In Härtefällen soll auch für betroffene Privatpersonen eine Entschädigung bis zu 100 % möglich sein. Schäden an kommunaler Infrastruktur können zu 100% ersetzt werden. Eingeschränkt sollen auch geschädigte Betriebe entschädigt werden. Als gesichert gilt, dass Einnahmeausfälle der betroffenen Betriebe für sechs Monate ausgeglichen werden können. Aus der Landesregierung ist die Bitte an die Bundesregierung gerichtet worden, sich gegenüber der EU dafür einzusetzen, dass eine Ausnahme im Beihilferecht ermöglicht wird, nach der auch Wiederherstellungskosten ausgeglichen werden können.
Um der Eilbedüftigkeit des Wiederaufbaus Rechnung zu tragen, sollte nach Möglichkeit bundesrechtlich das Planungs- und Genehmigungsverfahren angepasst werden. Nicht jedes Gebäude wird, auch mit Blick auf Hochwasserrisiken, an derselben Stelle wieder aufgebaut werden können.
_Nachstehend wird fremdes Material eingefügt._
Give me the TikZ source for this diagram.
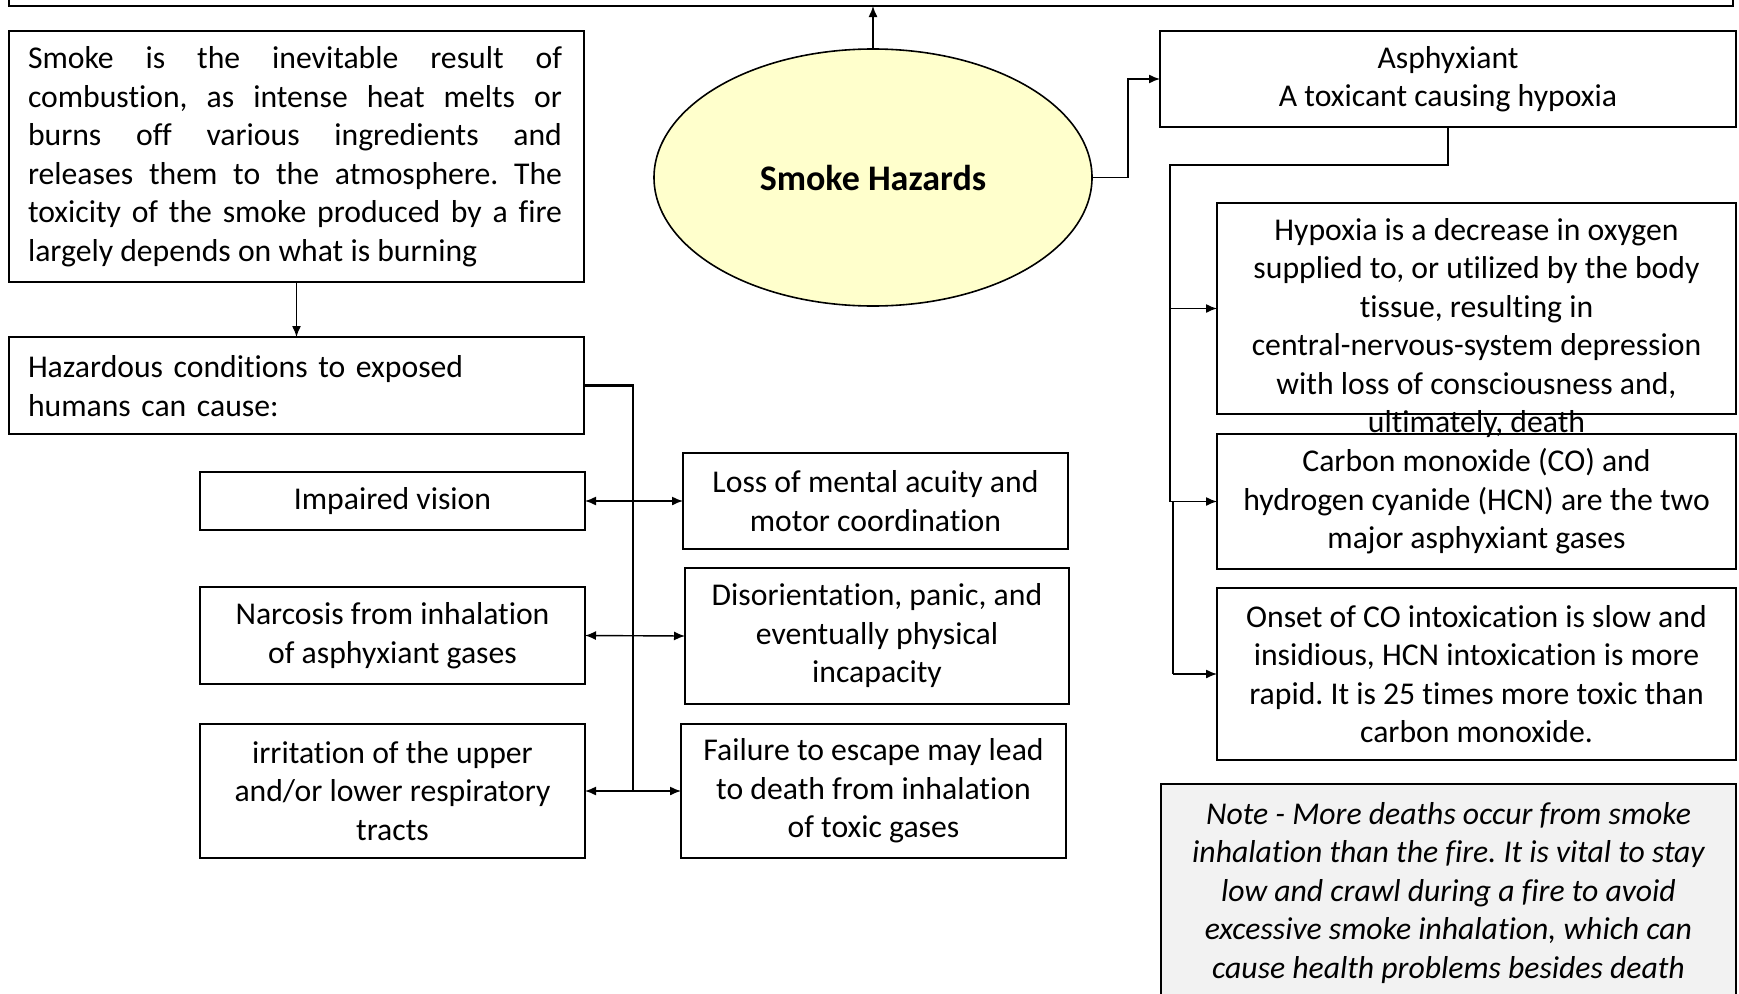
\documentclass[tikz,border=0pt]{standalone}
\usepackage{fontspec}
\setmainfont{Carlito}[RawFeature=-liga]
\usetikzlibrary{shapes.geometric,arrows.meta}
\definecolor{hazardfill}{HTML}{FFFFCC}
\definecolor{notefill}{HTML}{F2F2F2}
\frenchspacing
\begin{document}
\begin{tikzpicture}[x=1pt,y=-1pt,
  box/.style={draw,line width=1.6pt,rectangle,inner sep=0pt,outer sep=0pt},
  txt/.style={font=\fontsize{31.7}{38.5}\selectfont,align=center,inner sep=0pt},
  conn/.style={line width=1.4pt},
  arr/.style={conn,-{Latex[length=11pt,width=9pt]}},
  darr/.style={conn,{Latex[length=11pt,width=9pt]}-{Latex[length=11pt,width=9pt]}}]
\useasboundingbox (0,0) rectangle (1739,993);

% top banner (cut by the page edge)
\node[box,minimum width=1724pt,minimum height=80pt,anchor=south] (top) at (871,6) {};

% central topic
\node[draw,ellipse,line width=1.6pt,fill=hazardfill,minimum width=438pt,minimum height=257pt,
  inner sep=0pt,font=\fontsize{36}{43}\selectfont\bfseries] (hz) at (873,177.5) {Smoke Hazards};

% left column
\node[box,minimum width=575pt,minimum height=251pt] (smoke) at (296.5,156.5) {};
\node[txt,text width=534pt,align=justify] at (295,156.5) {Smoke is the inevitable result of\linebreak
combustion, as intense heat melts or\linebreak burns off various ingredients and\linebreak
releases them to the atmosphere. The\linebreak toxicity of the smoke produced by a fire\linebreak
largely depends on what is burning};

\node[box,minimum width=575pt,minimum height=97pt] (cond) at (296.5,385.5) {};
\node[txt,text width=537pt,align=left] at (296.5,386) {Hazardous conditions to exposed\\humans can cause:};

\node[box,txt,minimum width=385pt,minimum height=58pt] (imp) at (392.5,501) {Impaired vision};
\node[box,txt,minimum width=385pt,minimum height=97pt] (narc) at (392.5,635.5) {Narcosis from inhalation\\of asphyxiant gases};
\node[box,txt,minimum width=385pt,minimum height=134pt] (irr) at (392.5,791) {irritation of the upper\\and/or lower respiratory\\tracts};

\node[box,txt,minimum width=385pt,minimum height=96pt] (loss) at (875.5,501) {Loss of mental acuity and\\motor coordination};
\node[box,txt,minimum width=384pt,minimum height=136pt] (dis) at (877,636) {Disorientation, panic, and\\eventually physical\\incapacity};
\node[box,txt,minimum width=385pt,minimum height=134pt] (fail) at (873.5,791) {Failure to escape may lead\\to death from inhalation\\of toxic gases};

% right column
\node[box,txt,minimum width=576pt,minimum height=96pt] (asph) at (1448,79) {Asphyxiant\\A toxicant causing hypoxia};
\node[box,minimum width=519pt,minimum height=211pt] (hyp) at (1476.5,308.5) {};
\node[txt] at (1476.5,328) {Hypoxia is a decrease in oxygen\\supplied to, or utilized by the body\\tissue, resulting in\\central-nervous-system depression\\with loss of consciousness and,\\ultimately, death};
\node[box,txt,minimum width=519pt,minimum height=135pt] (co) at (1476.5,501.5) {Carbon monoxide (CO) and\\hydrogen cyanide (HCN) are the two\\major asphyxiant gases};
\node[box,txt,minimum width=519pt,minimum height=172pt] (onset) at (1476.5,674) {Onset of CO intoxication is slow and\\insidious, HCN intoxication is more\\rapid. It is 25 times more toxic than\\carbon monoxide.};

\node[box,fill=notefill,minimum width=575pt,minimum height=260pt,anchor=north] (note) at (1448.5,784) {};
\node[txt,font=\fontsize{31.7}{38.5}\selectfont\itshape] at (1448.5,893) {Note - More deaths occur from smoke\\inhalation than the fire. It is vital to stay\\low and crawl during a fire to avoid\\excessive smoke inhalation, which can\\cause health problems besides death};

% connectors
\draw[arr] (hz.north) -- (hz.north |- top.south);
\draw[arr] (hz.east) -- ++(35,0) |- (asph.west);
\draw[arr] (smoke.south) -- (cond.north);

\coordinate (bus) at (633,385.5);
\draw[line width=2.6pt] (cond.east) -- (bus) -- (bus |- narc.east);
\draw[conn] (bus |- narc.east) -- (bus |- irr.east);
\draw[darr] (imp.east) -- (loss.west);
\draw[darr] (narc.east) -- (dis.west);
\draw[darr] (irr.east) -- (fail.west);

\coordinate (rbus) at (1170,165);
\draw[conn] (asph.south) |- (rbus) -- (rbus |- co.west) -- ++(3,0) -- (1173,674);
\draw[arr] (rbus |- hyp.west) -- (hyp.west);
\draw[arr] (rbus |- co.west) -- (co.west);
\draw[arr] (1173,674) -- (onset.west);
\end{tikzpicture}
\end{document}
Im Rahmen der Bundesrats-Sitzung setzte sich Ministerpräsidentin Dreyer dafür ein, dass die Bundesregierung nach der Bundestagswahl einen Gesetzentwurf vorlegt, der die Planung und Umsetzung von Ersatzbaugebieten – für von der Hochwasserkatastrophe stark betroffene Gebiete – vereinfacht und beschleunigt.